Some watches go above and beyond keeping time. Those that have additional functions — called complications — are designed to make the wearer’s life easier. Common complications include a calendar, a moon phase indicator, a stopwatch (also called a chronograph), and a time-zone feature, which is helpful when traveling.

A complication may use a small window (often used for date displays), a wheel that surrounds the dial, or a more complex sub-dial to display information. A watch with multiple complications will likely have several of these features.

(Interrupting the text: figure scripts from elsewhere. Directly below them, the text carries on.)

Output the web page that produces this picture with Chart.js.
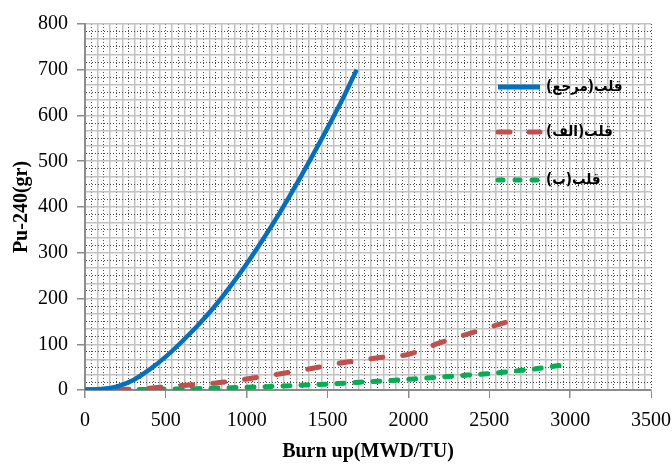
<!DOCTYPE html>
<html>
<head>
<meta charset="utf-8">
<script src="https://cdn.jsdelivr.net/npm/chart.js@4"></script>
<style>
  html, body { margin: 0; padding: 0; background: #fff; }
  #wrap { width: 672px; height: 467px; }
</style>
</head>
<body>
<div id="wrap"><canvas id="myChart" width="672" height="467"></canvas></div>
<script>
// series labels (legend)
let seriesNames = ["قلب(مرجع)", "قلب(الف)", "قلب(ب)"];

// burn up (x) and Pu-240 (y)
let burnRef = [0, 100, 200, 300, 400, 500, 600, 700, 800, 900, 1000, 1100, 1200, 1300, 1400, 1500, 1600, 1680];
let puRef = [0, 2, 8, 22, 45, 73, 106, 142, 182, 227, 276, 329, 385, 445, 508, 573, 641, 700];

let burnAlef = [0, 200, 400, 500, 600, 800, 1000, 1200, 1400, 1600, 1800, 2000, 2200, 2400, 2640];
let puAlef = [0, 1, 4, 7, 10, 15, 24, 35, 47, 60, 70, 78, 104, 126, 152];

let burnBe = [0, 300, 500, 700, 900, 1100, 1300, 1500, 1700, 1900, 2100, 2300, 2500, 2700, 2800, 2960];
let puBe = [1, 1, 2, 3, 5, 7, 10, 13, 17, 21, 26, 31, 36, 43, 47, 55];

let xTicks = [0, 500, 1000, 1500, 2000, 2500, 3000, 3500];
let yTicks = [0, 100, 200, 300, 400, 500, 600, 700, 800];

function toPoints(xs, ys) {
	return xs.map((x, i) => ({ x: x, y: ys[i] }));
}

function isMajor(v, list) {
	return list.some((t) => Math.abs(v - t) < 1e-6);
}

// legend drawn inside the plot area, like the original
const insideLegend = {
	id: "insideLegend",
	afterDatasetsDraw(chart) {
		const c = chart.ctx;
		const rows = [87, 132, 180];
		chart.data.datasets.forEach((ds, i) => {
			c.save();
			c.strokeStyle = ds.borderColor;
			c.lineWidth = 5;
			c.lineCap = ds.borderCapStyle || "butt";
			c.setLineDash(ds.legendDash || []);
			c.beginPath();
			c.moveTo(498, rows[i]);
			c.lineTo(540, rows[i]);
			c.stroke();
			c.setLineDash([]);
			c.fillStyle = "#000";
			c.font = "bold 15px 'DejaVu Sans Condensed', 'DejaVu Sans'";
			c.direction = "rtl";
			c.textAlign = "left";
			c.textBaseline = "middle";
			c.fillText(ds.label, 546, rows[i]);
			c.restore();
		});
	},
};

const ctx = document.getElementById("myChart");

new Chart(ctx, {
	type: "line",
	data: {
		datasets: [
			{
				label: seriesNames[0],
				data: toPoints(burnRef, puRef),
				borderColor: "#0070C0",
				borderWidth: 4.5,
				pointRadius: 0,
				cubicInterpolationMode: "monotone",
				fill: false,
			},
			{
				label: seriesNames[1],
				data: toPoints(burnAlef, puAlef),
				borderColor: "#C0504D",
				borderWidth: 5,
				borderDash: [12, 20],
				borderCapStyle: "round",
				legendDash: [12, 19],
				pointRadius: 0,
				cubicInterpolationMode: "monotone",
				fill: false,
			},
			{
				label: seriesNames[2],
				data: toPoints(burnBe, puBe),
				borderColor: "#00B050",
				borderWidth: 5,
				borderDash: [7, 11],
				borderCapStyle: "round",
				legendDash: [5, 12],
				pointRadius: 0,
				cubicInterpolationMode: "monotone",
				fill: false,
			},
		],
	},
	options: {
		responsive: false,
		animation: false,
		layout: { padding: { top: 24, right: 0, bottom: 0, left: 0 } },
		plugins: {
			legend: { display: false },
			tooltip: { enabled: false },
		},
		scales: {
			x: {
				type: "linear",
				min: 0,
				max: 3500,
				afterFit: (s) => {
					s.height = 77;
					s.paddingRight = 21;
					s.paddingLeft = 0;
				},
				ticks: {
					stepSize: 500 / 13,
					autoSkip: false,
					maxRotation: 0,
					padding: 11,
					color: "#000",
					font: { family: "'Liberation Serif'", size: 20 },
					callback: (v) => (isMajor(v, xTicks) ? String(Math.round(v)) : ""),
				},
				grid: {
					color: (c) => (c.index % 2 ? "#444" : "#c2c2c2"),
					lineWidth: (c) => (c.index % 2 ? 1 : 1.5),
					tickLength: 8,
					tickColor: (c) => (c.tick && isMajor(c.tick.value, xTicks) ? "#8c8c8c" : "rgba(0,0,0,0)"),
				},
				border: {
					color: "#8c8c8c",
					width: 2,
					dash: (c) => (c.index % 2 ? [1, 2] : []),
				},
				title: {
					display: true,
					text: "Burn up(MWD/TU)",
					color: "#000",
					font: { family: "'Liberation Serif'", size: 20, weight: "bold" },
					padding: { top: 0, bottom: 3 },
				},
			},
			y: {
				min: 0,
				max: 800,
				afterFit: (s) => { s.width = 85; },
				ticks: {
					stepSize: 100 / 6,
					autoSkip: false,
					padding: 9,
					color: "#000",
					font: { family: "'Liberation Serif'", size: 20 },
					callback: (v) => (isMajor(v, yTicks) ? String(Math.round(v)) : ""),
				},
				grid: {
					color: (c) => (c.index % 2 ? "#444" : "#c2c2c2"),
					lineWidth: (c) => (c.index % 2 ? 1 : 1.5),
					tickLength: 8,
					tickColor: (c) => (c.tick && isMajor(c.tick.value, yTicks) ? "#8c8c8c" : "rgba(0,0,0,0)"),
				},
				border: {
					color: "#8c8c8c",
					width: 2,
					dash: (c) => (c.index % 2 ? [1, 2] : []),
				},
				title: {
					display: true,
					text: "Pu-240(gr)",
					color: "#000",
					font: { family: "'Liberation Serif'", size: 20, weight: "bold" },
					padding: { top: 10, bottom: 0 },
				},
			},
		},
	},
	plugins: [insideLegend],
});
</script>
</body>
</html>
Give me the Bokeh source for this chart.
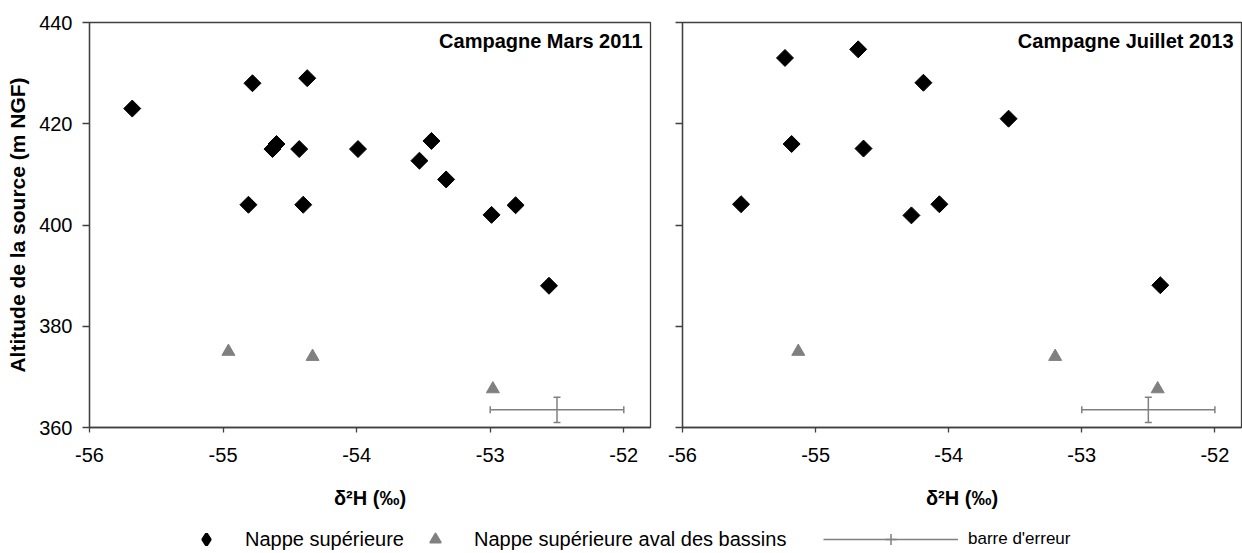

Watch with Date Window Watch with Date Wheel Watch with Small Seconds Sub-Dial

Date Window

Date Wheel

Small Seconds Sub-Dial

Is Your Watch Water-Resistant?

No watch is fully waterproof. Even if a watch is stamped with the phrase "water-resistant," it cannot be submerged in water without risking damage or failure. Water can leak through the case and small gasket protecting the watch components. When a watch is submerged in water, the pressure of the water can build up against the watch and cause that gasket to fail.

However, a watch can be stamped as being water-resistant, sometimes up to 50 or 100 meters. This can have different meanings, depending on how the watch is designed. At its most basic, a water-resistant watch will be able to withstand brief exposure to humidity, meaning that if you get caught in a rainstorm or accidentally splash water on your watch when washing your hands, the watch won't completely break. However, it's not designed for wearing in the shower, where it's subject to constant sprays of water.

When a watch says "water resistant to 100 meters," it doesn't mean you can continually expose the watch to water up to 100 meters deep. It's referring to the amount of pressure the watch can take. When you dive into a pool repeatedly, the sudden change in pressure when you hit the water puts a lot of stress on the component-protecting gasket. Even moving your arm through water quickly puts more pressure on the watch than when you're wearing it on dry land. If that pressure is too great--and even repeated exposure to water over time can cause similar amounts of stress--the gasket will fail and water will leak into the watch movement, causing it to also fail.

If you want to wear your watch while swimming, you may want to consider buying a diver's watch. This type of watch is extremely durable because it's specifically engineered to withstand extreme conditions, including depths of at least 200 meters. Diving watches have a sturdy case and extra heavy gaskets to withstand the extra pressure water causes.

A watch’s use and care requirements will be specific to the type of materials it includes. Be sure to read the manufacturer’s instructions and warranty information.

Water-resistant watches should be checked annually to make sure the gaskets are lubricated, in place and properly sealed.

If your watch gets damaged by water leakage, you should take it to a watch repair shop as soon as possible to have it examined and repaired.